Lo que hace Macri es entonces esperable. Latinoamericano, sudamericano al fin, el cambio institucional que promueve el Presidente sigue en este caso el patrón de sus antecesores: es un cambio frecuente y radical, de “reemplazo constante”. En nuestros países y también en la Argentina, la legislación electoral es uno de los terrenos más fértiles para esta modalidad de modificación de las instituciones.
Entre 1983 y 2003, las 24 provincias argentinas llevaron a cabo nada menos que 34 reformas electorales, según un estudio de Calvo y Micozzi, de 2005. El que está en el poder suele impulsar cambios en la normativa o en las prácticas electorales. Candidaturas “testimoniales” y Primarias Abiertas Simultáneas y Obligatorias (PASO) fueron algunas de las que tuvieron lugar durante los años kirchneristas.
Macri, líder del partido más nuevo del país, a poco de asumir promovió la reforma más radical en 100 años. Por un lado, impulsó -sin éxito- la instauración del voto electrónico. La oposición frenó la reforma en el Senado, justamente 2016, el año en el que esta forma de sufragar empezó a quedar más desacreditada en el mundo, por los fuertes debates que suscitó en el marco de la elección de Donald Trump como Presidente. Desde entonces, esta “forma moderna” de votar ha quedado vieja.
Por ejemplo, Holanda, que ya había abandonado el voto electrónico en 2006, decidió en 2017 dejar de usar computadoras incluso para contar los votos por temor a posibles interferencias extranjeras. Francia prohibió seguir usando el sistema de voto electrónico que regía para sus ciudadanos en el extranjero. Las recientes elecciones alemana e italiana volvieron a realizarse totalmente en papel.

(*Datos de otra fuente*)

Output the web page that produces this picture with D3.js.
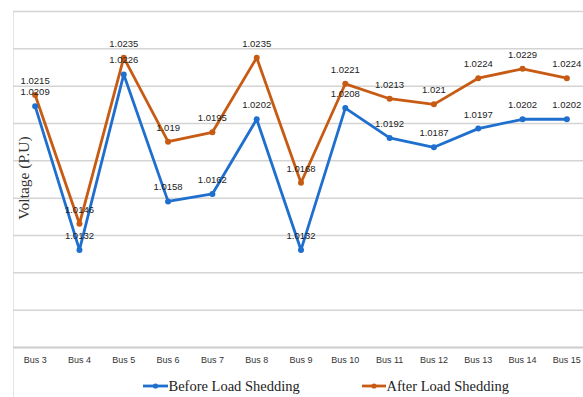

Y en la Argentina también “pasaron cosas” desde que fracasó la ley de voto electrónico. Se dio a conocer un informe del Conicet solicitado por el Ministerio del Interior que recomendó «no implementar» el sistema de voto electrónico en el país ni «en el corto ni mediano plazo».
Y también respetados politólogos y organizaciones no gubernamentales dedicados a la transparencia electoral le pidieron al presidente Macri una reforma que consagre utilización de la boleta única papel.
En ese contexto, se concretaron algunos cambios menores incluidos en el paquete inicial de reforma, como la obligatoriedad de realizar debates presidenciales. Por otra parte, la fuerza de las mujeres en el Congreso convirtió en ley la paridad de género en las listas, elemento que no estaba previsto por el Ejecutivo.
El tema que ahora ocupa los diarios, la cuestión de la reforma en el financiamiento de las campañas se pospuso por dos motivos. El primero fue que los empresarios, que son la masa crítica detrás de la iniciativa oficial, recién en 2018 parecieron llegaron a un consenso y dieron la cara para apuntalar la idea.
En abril de este año, la vicepresidenta Gabriela Michetti recibió en la Casa Rosada al llamado Grupo de Integridad y Transparencia de la Fundación Red de Acción Política (RAP), que presentó al Gobierno “un documento con los consensos básicos alcanzados en materia de financiamiento de la política”.
Además del presidente de Farmacity, Alejandro Gorodisch, y otros hombres fuertes del sector privado, avalaron la iniciativa el presidente provisional del Senado, Federico Pinedo (PRO); los diputados Martín Larryora (Córdoba Federal) y Luis Petri (UCR); la exdiputada Alicia Ciciliani (Partido Socialista).
Si usted llegó hasta aquí en la nota, se imaginará lo que mencionamos al principio. El objetivo principal de reformar la ley que rige el financiamiento de las campañas siempre fue permitir el aporte de las grandes empresas. La idea de prohibir los aportes en efectivo, súbita preocupación del oficialismo luego de que la última campaña del macrismo bonaerense fuera pagada masivamente por aportes en billetes realizados por centenares de aportantes fantasma, como reveló la investigación del periodista Juan Amorín, se parece más bien a un chupetín para niños no muy informados.
Que, luego del escándalo de Odebrecht, la tendencia reciente en América Latina sea justamente la de prohibir los aportes privados de las campañas poco importa al “modernismo” del PRO.
Tampoco lo es el hecho de que el escándalo de financiamiento de campañas más reciente, el que se desató en Gran Bretaña a partir de la elección por el Brexit aporta un elemento adicional para el debate: cuando se habilitan los aportes empresarios, siempre se lo hace con algún tipo de límite, como figura en el proyecto del Ejecutivo argentino.
El problema es que la experiencia muestra que esos límites siempre tienden, legal o ilegalmente a ser removidos. En Estados Unidos, como se sabe, la corte suprema determinó que fijar un límite a los aportes es coartar la libertad de expresión. Y en el Reino Unido, una hábil maniobra permitió que la campaña a favor de la salida del país de la Unión Europea pudiera contar con muchos más recursos privados que los que permite la ley.
Se trata de ejemplos y marcos conceptuales que seguramente nuestros legisladores podrán analizar en detalle al momento de tratar este proyecto, en medio de una fuerte crisis económica y antes de que comience la campaña electoral del año próximo.